What the exercise asks: Only the lines from the start of the data through the line containing "ms=10, zorder=4, clip_on=False)" should be written out, exactly as they are, with both ends included and the pictures left out.

=====

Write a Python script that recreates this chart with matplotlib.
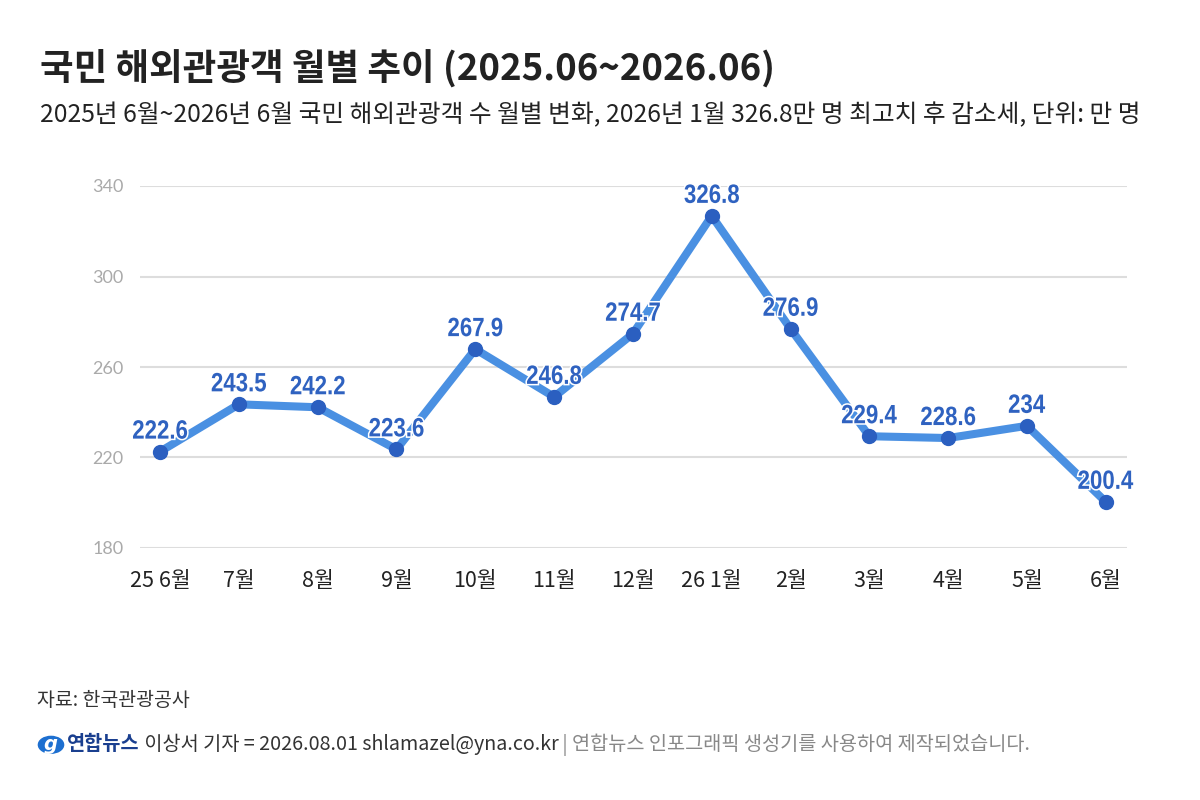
import matplotlib
matplotlib.use("Agg")
import matplotlib.pyplot as plt
from matplotlib.patches import Circle, PathPatch
from matplotlib.textpath import TextPath
from matplotlib.font_manager import FontProperties
from matplotlib.transforms import Affine2D, ScaledTranslation

plt.rcParams['font.family'] = ['Noto Sans CJK KR', 'DejaVu Sans']

# data (단위: 만 명)
months = ['25 6월', '7월', '8월', '9월', '10월', '11월', '12월',
          '26 1월', '2월', '3월', '4월', '5월', '6월']
visitors = [222.6, 243.5, 242.2, 223.6, 267.9, 246.8, 274.7,
            326.8, 276.9, 229.4, 228.6, 234, 200.4]
value_labels = ['222.6', '243.5', '242.2', '223.6', '267.9', '246.8', '274.7',
                '326.8', '276.9', '229.4', '228.6', '234', '200.4']
y_ticks = [180, 220, 260, 300, 340]

line_color = '#4a90e2'
dot_color = '#2b5fc0'
label_color = '#2f62c0'

fig = plt.figure(figsize=(12, 8), dpi=100)
ax = fig.add_axes([0.1167, 0.315, 0.8225, 0.4525])

x = list(range(len(months)))
ax.plot(x, visitors, color=line_color, lw=5.8, solid_joinstyle='miter',
        zorder=3, clip_on=False)
ax.plot(x, visitors, 'o', color=dot_color, ms=10, zorder=4, clip_on=False)

# value labels: bold digits squeezed horizontally (tight, condensed look)
fp = FontProperties(family='Liberation Sans', weight='bold')
for xi, v, lab in zip(x, visitors, value_labels):
    tp = TextPath((0, 0), lab, size=26.5, prop=fp)
    bb = tp.get_extents()
    tr = (Affine2D().translate(-(bb.x0 + bb.width / 2), 0)
          .scale(0.84, 1).translate(0, 13)
          + ScaledTranslation(xi, v, ax.transData))
    ax.add_patch(PathPatch(tp, transform=tr, facecolor='white',
                           edgecolor='white', lw=2.2, zorder=5, clip_on=False))
    ax.add_patch(PathPatch(tp, transform=tr, facecolor=label_color,
                           edgecolor='none', zorder=6, clip_on=False))

ax.set_xlim(-0.254, 12.27)
ax.set_ylim(180, 340)
ax.set_yticks(y_ticks)
ax.set_yticklabels([str(t) for t in y_ticks], color='#aaaaaa', fontsize=13,
                   family=['Lato', 'DejaVu Sans'])
ax.set_xticks(x)
ax.set_xticklabels(months, fontsize=15.5, color='#222222')
ax.tick_params(axis='both', length=0)
ax.tick_params(axis='y', pad=12)
ax.tick_params(axis='x', pad=16)
ax.grid(axis='y', color='#dddddd', lw=1.5)
ax.set_axisbelow(True)
for s in ax.spines.values():
    s.set_visible(False)

fig.text(0.033, 0.915, '국민 해외관광객 월별 추이 (2025.06~2026.06)',
         fontsize=26.3, fontweight='bold', color='#222222', va='center')
fig.text(0.033, 0.856, '2025년 6월~2026년 6월 국민 해외관광객 수 월별 변화, '
         '2026년 1월 326.8만 명 최고치 후 감소세, 단위: 만 명',
         fontsize=17.8, color='#222222', va='center')

fig.text(0.031, 0.125, '자료: 한국관광공사', fontsize=14, color='#333333',
         va='center')

# footer credit line
fig.patches.append(Circle((0.0425, 0.069), 0.0105, transform=fig.transFigure,
                          color='#1d6fd0', zorder=2))
fig.text(0.0425, 0.069, 'g', color='white', fontsize=14, fontstyle='italic',
         fontweight='bold', ha='center', va='center', family='DejaVu Sans')

renderer = fig.canvas.get_renderer()
parts = [('연합뉴스', '#1a3f8f', 'bold'),
         (' 이상서 기자 = 2026.08.01 shlamazel@yna.co.kr', '#333333', 'normal'),
         (' | 연합뉴스 인포그래픽 생성기를 사용하여 제작되었습니다.', '#888888', 'normal')]
xpos = 0.056
for txt, col, w in parts:
    t = fig.text(xpos, 0.069, txt, fontsize=14.2, color=col, fontweight=w,
                 va='center')
    bb = t.get_window_extent(renderer=renderer)
    xpos += bb.width / fig.bbox.width

fig.savefig('out.png', dpi=100, facecolor='white')
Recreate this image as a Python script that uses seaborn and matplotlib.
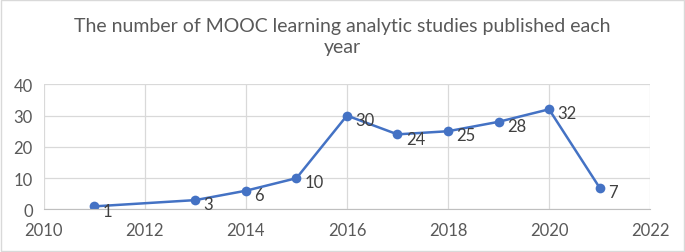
import matplotlib
matplotlib.use('Agg')
import matplotlib.pyplot as plt
import seaborn as sns
import pandas as pd

years = [2011, 2013, 2014, 2015, 2016, 2017, 2018, 2019, 2020, 2021]
counts = [1, 3, 6, 10, 30, 24, 25, 28, 32, 7]
title = 'The number of MOOC learning analytic studies published each\nyear'

df = pd.DataFrame({'year': years, 'count': counts})

sns.set_style('whitegrid')
plt.rcParams['font.family'] = ['Lato', 'DejaVu Sans']

fig = plt.figure(figsize=(6.85, 2.53), dpi=100)
ax = fig.add_axes([0.064, 0.168, 0.885, 0.495])

sns.lineplot(x='year', y='count', data=df, ax=ax, color='#4472C4',
             marker='o', markersize=7, markeredgewidth=0, linewidth=1.8)

for x, y in zip(years, counts):
    ax.annotate(str(y), (x, y), xytext=(6, -3), textcoords='offset points',
                fontsize=12, color='#404040', va='center', ha='left')

ax.set_xlim(2010, 2022)
ax.set_ylim(0, 40)
ax.set_xticks(range(2010, 2023, 2))
ax.set_yticks(range(0, 41, 10))
ax.set_xlabel('')
ax.set_ylabel('')
ax.tick_params(axis='both', labelsize=12, labelcolor='#595959', length=0)
ax.tick_params(axis='x', pad=9)
ax.tick_params(axis='y', pad=8)
ax.grid(True, color='#D9D9D9', linewidth=0.9)
for s in ['top', 'right', 'left']:
    ax.spines[s].set_visible(False)
ax.spines['bottom'].set_color('#BFBFBF')

fig.text(0.5, 0.93, title, ha='center', va='top', fontsize=14,
         color='#595959', linespacing=1.3)

fig.patches.append(plt.Rectangle((0.002, 0.004), 0.996, 0.992, transform=fig.transFigure,
                                 fill=False, edgecolor='#D9D9D9', linewidth=1))

fig.savefig('out.png', dpi=100)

=====

Answer for this exercise:
Write a Python script that recreates this chart with matplotlib.
import matplotlib
matplotlib.use("Agg")
import matplotlib.pyplot as plt
from matplotlib.patches import Circle, PathPatch
from matplotlib.textpath import TextPath
from matplotlib.font_manager import FontProperties
from matplotlib.transforms import Affine2D, ScaledTranslation

plt.rcParams['font.family'] = ['Noto Sans CJK KR', 'DejaVu Sans']

# data (단위: 만 명)
months = ['25 6월', '7월', '8월', '9월', '10월', '11월', '12월',
          '26 1월', '2월', '3월', '4월', '5월', '6월']
visitors = [222.6, 243.5, 242.2, 223.6, 267.9, 246.8, 274.7,
            326.8, 276.9, 229.4, 228.6, 234, 200.4]
value_labels = ['222.6', '243.5', '242.2', '223.6', '267.9', '246.8', '274.7',
                '326.8', '276.9', '229.4', '228.6', '234', '200.4']
y_ticks = [180, 220, 260, 300, 340]

line_color = '#4a90e2'
dot_color = '#2b5fc0'
label_color = '#2f62c0'

fig = plt.figure(figsize=(12, 8), dpi=100)
ax = fig.add_axes([0.1167, 0.315, 0.8225, 0.4525])

x = list(range(len(months)))
ax.plot(x, visitors, color=line_color, lw=5.8, solid_joinstyle='miter',
        zorder=3, clip_on=False)
ax.plot(x, visitors, 'o', color=dot_color, ms=10, zorder=4, clip_on=False)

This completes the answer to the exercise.